En ce qui concerne le premier point, l'idée que j’ai développée, et à laquelle je tiens de plus en plus, correspond à l’hypothèse suivante. Sans doute le communisme tel qu’il a été défini par Marx, par Engels et par leurs successeurs, est un aspect central, un moment déterminant de la constitution, de la définition, de la description même de l’idée communiste et en forme une partie tout à fait essentielle. Il n’est pas du tout dans mon esprit de renier cette idée. Cependant, je pense que les circonstances historiques dans lesquelles nous nous trouvons (1) conduisent au minimum à relativiser l’importance que nous apportons au moment marxiste dans l’histoire du communisme. Cela nous oblige à prendre conscience que sur la longue durée, il y a eu des conceptions du communisme avant Marx. Il y a une très importante et décisive conception du communisme chez Marx - et il serait intéressant de voir comment Marx l’a adoptée, après avoir hésité entre communisme et socialisme -, et peut-être y aura-t-il encore du communisme après Marx, qui ne sera pas exactement le même. C’est dans cette perspective que je voudrais me placer.
Pour que cette hypothèse ait un fondement solide, il faut dire deux choses. Premièrement, rien de ce qui a surgi dans l’histoire ne disparaît purement et simplement. Il y a le mot communisme - il faudrait avoir le temps de faire l’historique de ce mot - qui sert en quelque sorte de transmission de témoins entre les moments successifs. Il y a un long intervalle d’oubli ou de latence, et cela resurgit, et c’est autour de ce mot là que ça se passe. Rien de ce qui a surgi dans l’histoire ne disparaît, n’est éternel et ne continue indéfiniment à remplir exactement la même fonction.

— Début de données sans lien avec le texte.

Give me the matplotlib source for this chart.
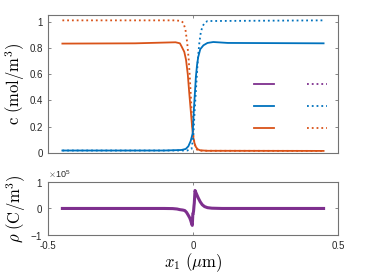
import matplotlib
matplotlib.use("Agg")
import matplotlib.pyplot as plt
from matplotlib.lines import Line2D

plt.rcParams['font.family'] = ['Liberation Sans', 'DejaVu Sans']
plt.rcParams['mathtext.fontset'] = 'cm'
plt.rcParams['axes.unicode_minus'] = False

# concentrations, x in um
x_os = [-0.45, -0.2, -0.06, -0.045, -0.039, -0.03, -0.024, -0.018, -0.013, -0.008, -0.003,
        0.001, 0.005, 0.01, 0.016, 0.024, 0.05, 0.45]
c_os = [0.833, 0.835, 0.843, 0.835, 0.81, 0.77, 0.71, 0.60, 0.46, 0.33, 0.20,
        0.12, 0.076, 0.045, 0.028, 0.02, 0.016, 0.015]

x_od = [-0.45, -0.06, -0.04, -0.033, -0.026, -0.02, -0.015, -0.011, -0.008, -0.005, -0.002,
        0.002, 0.006, 0.009, 0.015, 0.03, 0.45]
c_od = [1.01, 1.01, 1.005, 0.99, 0.94, 0.84, 0.72, 0.58, 0.46, 0.33, 0.21,
        0.12, 0.065, 0.04, 0.022, 0.016, 0.015]

x_bs = [-0.45, -0.1, -0.04, -0.025, -0.016, -0.008, -0.001, 0.003, 0.007, 0.01, 0.014,
        0.018, 0.025, 0.036, 0.05, 0.07, 0.12, 0.45]
c_bs = [0.018, 0.018, 0.022, 0.03, 0.05, 0.09, 0.15, 0.33, 0.47, 0.58, 0.67,
        0.73, 0.79, 0.82, 0.838, 0.845, 0.838, 0.835]

x_bd = [-0.45, -0.02, -0.005, 0.001, 0.006, 0.01, 0.013, 0.017, 0.022, 0.027, 0.033,
        0.04, 0.05, 0.45]
c_bd = [0.018, 0.018, 0.03, 0.12, 0.33, 0.47, 0.58, 0.72, 0.84, 0.92, 0.965,
        0.99, 1.005, 1.01]

# charge density (C/m^3)
x_rho = [-0.45, -0.1, -0.07, -0.055, -0.045, -0.035, -0.028, -0.022, -0.016, -0.011, -0.008,
         -0.005, -0.0024, -0.0005, 0.0005, 0.002, 0.0035, 0.0045, 0.007, 0.012, 0.018,
         0.025, 0.032, 0.04, 0.05, 0.065, 0.1, 0.45]
rho = [0, 0, -500, -2000, -4500, -6000, -8000, -15000, -26000, -36000, -45000,
       -56000, -64000, -20000, -20000, -10000, 10000, 20000, 68000, 55000, 40000,
       25000, 14000, 7000, 3000, 1000, 0, 0]

blue = '#0072BD'
orange = '#D95319'
purple = '#7E2F8E'
axcol = '0.45'
txtcol = '#262626'

fig = plt.figure(figsize=(3.74, 2.8), dpi=100)
ax1 = fig.add_axes([0.128, 0.454, 0.776, 0.492])
ax2 = fig.add_axes([0.128, 0.161, 0.776, 0.189])

ax1.plot(x_os, c_os, color=orange, lw=1.3)
ax1.plot(x_od, c_od, color=orange, lw=1.3, ls=':')
ax1.plot(x_bs, c_bs, color=blue, lw=1.3)
ax1.plot(x_bd, c_bd, color=blue, lw=1.3, ls=':')
ax1.set_xlim(-0.5, 0.5)
ax1.set_ylim(0, 1.05)
ax1.set_xticks([-0.5, 0, 0.5])
ax1.set_xticklabels([])
ax1.set_yticks([0, 0.2, 0.4, 0.6, 0.8, 1])
ax1.set_yticklabels(['0', '0.2', '0.4', '0.6', '0.8', '1'])
ax1.set_ylabel(r'$\mathrm{c}\ (\mathrm{mol/m^3})$', fontsize=12, labelpad=2)

handles = [Line2D([], [], color=purple, lw=1.3),
           Line2D([], [], color=blue, lw=1.3),
           Line2D([], [], color=orange, lw=1.3),
           Line2D([], [], color=purple, lw=1.3, ls=':'),
           Line2D([], [], color=blue, lw=1.3, ls=':'),
           Line2D([], [], color=orange, lw=1.3, ls=':')]
ax1.legend(handles, [' '] * 6, ncol=2, frameon=False, fontsize=8,
           handlelength=1.8, handletextpad=0.8, columnspacing=1.9,
           labelspacing=1.05, loc='center', bbox_to_anchor=(0.858, 0.333))

ax2.plot(x_rho, rho, color=purple, lw=2.2)
ax2.set_xlim(-0.5, 0.5)
ax2.set_ylim(-1e5, 1e5)
ax2.set_xticks([-0.5, 0, 0.5])
ax2.set_xticklabels(['-0.5', '0', '0.5'])
ax2.set_yticks([-1e5, 0, 1e5])
ax2.ticklabel_format(axis='y', style='sci', scilimits=(0, 0), useMathText=True)
ax2.yaxis.get_offset_text().set_fontsize(6.5)
ax2.yaxis.get_offset_text().set_color(txtcol)
ax2.set_ylabel(r'$\rho\ (\mathrm{C/m^3})$', fontsize=12, labelpad=2)
ax2.set_xlabel(r'$x_1\ (\mu\mathrm{m})$', fontsize=12, labelpad=0)

for ax in (ax1, ax2):
    for s in ax.spines.values():
        s.set_color(axcol)
        s.set_linewidth(0.8)
    ax.tick_params(direction='in', length=2.5, width=0.6, color=axcol,
                   labelsize=7, labelcolor=txtcol, top=True, right=True, pad=3.5)
ax2.tick_params(axis='x', pad=4.5)

fig.savefig('out.png', dpi=100)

Pour fixer les idées, il y a eu trois moments de l’histoire du communisme, de l’idée communiste dans le monde occidental (pour l’instant je laisse le reste du monde, bien que ce soit de plus en plus fondamental). Le premier grand moment de l’invention du communisme se situe au Moyen-Âge. C’est le moment des Franciscains, de Saint-François d’Assise. Cette idée revient aujourd'hui dans toute une partie du monde, et pas seulement en Europe. Cela a commencé en Amérique latine avec la théologie de la libération et cela continue avec des exemples qu'on peut prendre dans notre environnement immédiat, chez des philosophes tel Tony Negri, qui est le "porte-parole" de l’idée communiste. Quel est le mot clé de la conception communiste des Franciscains, qui a valu aux plus extrêmes d’entre eux le bûcher ? C’était l’idée de la pauvreté chez les Franciscains.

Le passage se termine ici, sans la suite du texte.